En Japón, el clásico abanico plegado fue reservado para los varones, mientras las mujeres usaron los de forma oval, el pay pay, de origen filipino. El teatro japonés se apropió rápidamente del artilugio, igual que los samurais, que los usaban de hierro. Fueron incluidos en los complejos ceremoniales de la corte japonesa, y el arte de su manejo llegó a estar rigurosamente codificado, hasta que el tiempo venció a la alcurnia y hacia el siglo XV su uso se popularizó y los más prestigiosos artesanos dejaron de interesarse en ellos.
La decadencia de los abanicos en China y Japón coincide con el inicio de su apogeo en Occidente. Si bien fueron usados en toda Europa, el epicentro de su esplendor fue Francia. Se atribuye al autor de Vida de las damas galantes, Pierre de Bourdeille Brantome (1540-1614), la introducción del término eventail para designar al abanico. La monarquía francesa locelebró. Las cortesanas los llamaron “biombos manuales del pudor”. Tal como refirió Molière en Las preciosas ridículas, las chicas llegaron a jurar por sus abanicos.
Desde 1678, las artesanos especializados (maitres eventaillistes) se nuclearon en una corporación y tuvieron su estatuto. A fines del siglo XIX, la industria del abanico de París ocupaba a 7200 personas. Entre una fecha y otra, las reproducciones de las pinturas de Van Dyck y Lebrun, que habían sido las favoritas en las abanicos de las damas de Versalles, habían dado paso a simples leyendas que rezaban “Libertad, Igualdad, Fraternidad”.

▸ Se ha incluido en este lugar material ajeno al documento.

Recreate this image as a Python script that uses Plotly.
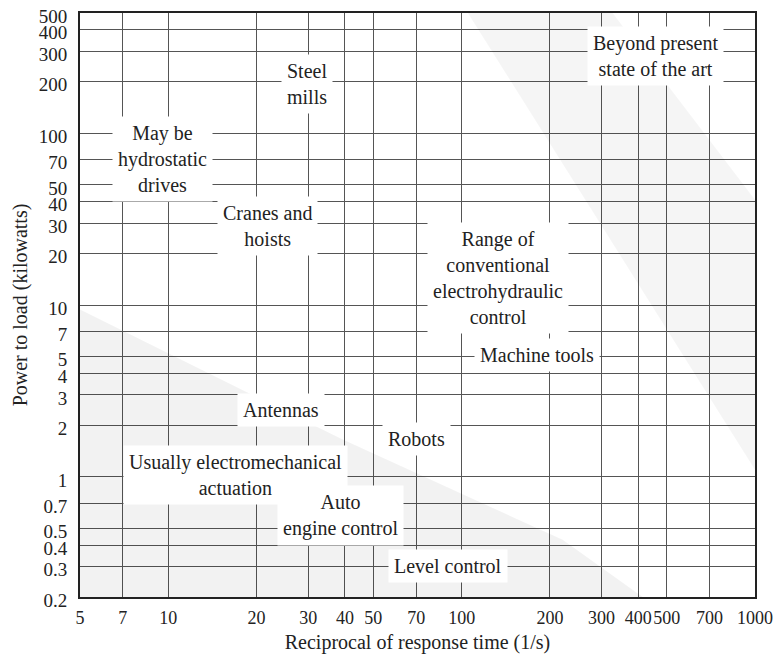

Uno de los lugares de Europa en los que el uso del abanico fue codificado y decodificado fue Andalucía. Un viejo manual da cuenta, en fin, de algo que ninguna andaluza necesitaba aprender. Pero a través de él uno puede enterarse de los significados de algunos movimientos que las mujeres hacían con sus “instrumentos para hacer o hacerse aire”. Por ejemplo: cubrirse todo el rostro con el abanico, “déjame en paz”; acariciar objetos mientras se observa a un candidato, “estoy viendo si me convienes”; tomar el abanico con las dos manos, “quiero hablar contigo a solas”; golpearse la mejilla con el abanico, “estoy enojada”; irse abanicando muy despacio, “no me importas para nada”; abanicarse con frenesí, “te amo apasionadamente”; abanicarse con parsimonia, “me resultas completamente indiferente”. Apenas llegue el calor, y aparezcan los abanicos en Buenos Aires (volvieron hace unos años y cada vez los hay más), con estos datos tal vez los muchachos puedan responder la famosa pregunta “¿Qué quiere una mujer?”. La respuesta es sencilla: aire, aire.